**Requirement**
Count how many lines of the material hold "matplotlib". Respond with that number alone.

________________________

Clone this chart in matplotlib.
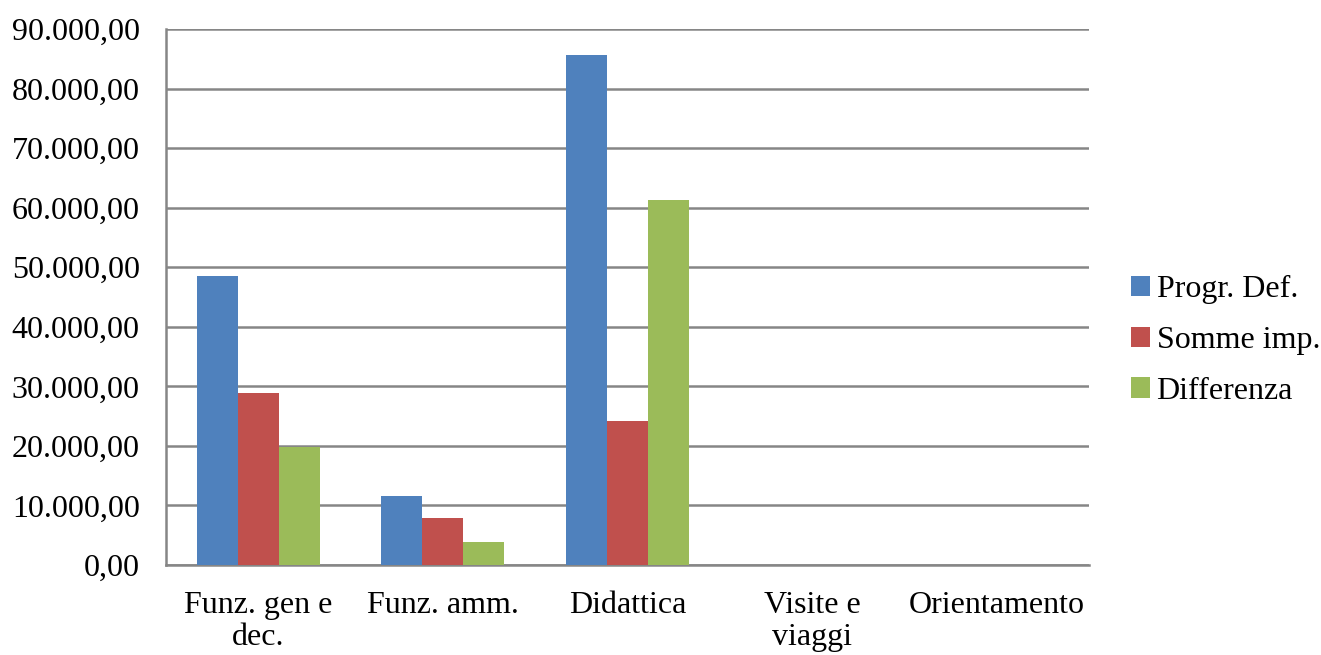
import numpy as np
import matplotlib
matplotlib.use('Agg')
import matplotlib.pyplot as plt
from matplotlib.ticker import FuncFormatter

categories = ['Funz. gen e\ndec.', 'Funz. amm.', 'Didattica', 'Visite e\nviaggi', 'Orientamento']
progr_def = [48600, 11650, 85650, 0, 0]
somme_imp = [28850, 7850, 24250, 0, 0]
differenza = [19750, 3800, 61300, 0, 0]
series_names = ['Progr. Def.', 'Somme imp.', 'Differenza']
colors = ['#4F81BD', '#C0504D', '#9BBB59']

plt.rcParams['font.family'] = ['Liberation Serif', 'DejaVu Serif']

fig = plt.figure(figsize=(13.21, 6.55), dpi=100)
ax = fig.add_axes([0.1257, 0.1374, 0.6987, 0.8183])

x = np.arange(len(categories))
w = 0.222
for i, (vals, name) in enumerate(zip([progr_def, somme_imp, differenza], series_names)):
    ax.bar(x + (i - 1) * w, vals, width=w, color=colors[i], label=name, zorder=3)

ax.set_xlim(-0.5, len(categories) - 0.5)
ax.set_ylim(0, 90000)
ax.set_yticks(np.arange(0, 90001, 10000))
ax.yaxis.set_major_formatter(FuncFormatter(
    lambda v, p: '{:,.2f}'.format(v).replace(',', 'X').replace('.', ',').replace('X', '.')))
ax.set_xticks(x)
ax.set_xticklabels(categories, linespacing=1.1)
ax.tick_params(axis='both', length=0, labelsize=23)
ax.tick_params(axis='y', pad=19)
ax.tick_params(axis='x', pad=19)

ax.grid(axis='y', color='#868686', linewidth=1.8, zorder=0)
for s in ['top', 'right']:
    ax.spines[s].set_visible(False)
for s in ['left', 'bottom']:
    ax.spines[s].set_color('#868686')
    ax.spines[s].set_linewidth(1.8)

fig.legend(loc='center left', bbox_to_anchor=(0.8465, 0.480), frameon=False,
           fontsize=23, handlelength=0.6, handleheight=0.6, handletextpad=0.2,
           labelspacing=0.68, borderaxespad=0)

fig.savefig('out.png', dpi=100)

________________________

**Response to the task**
5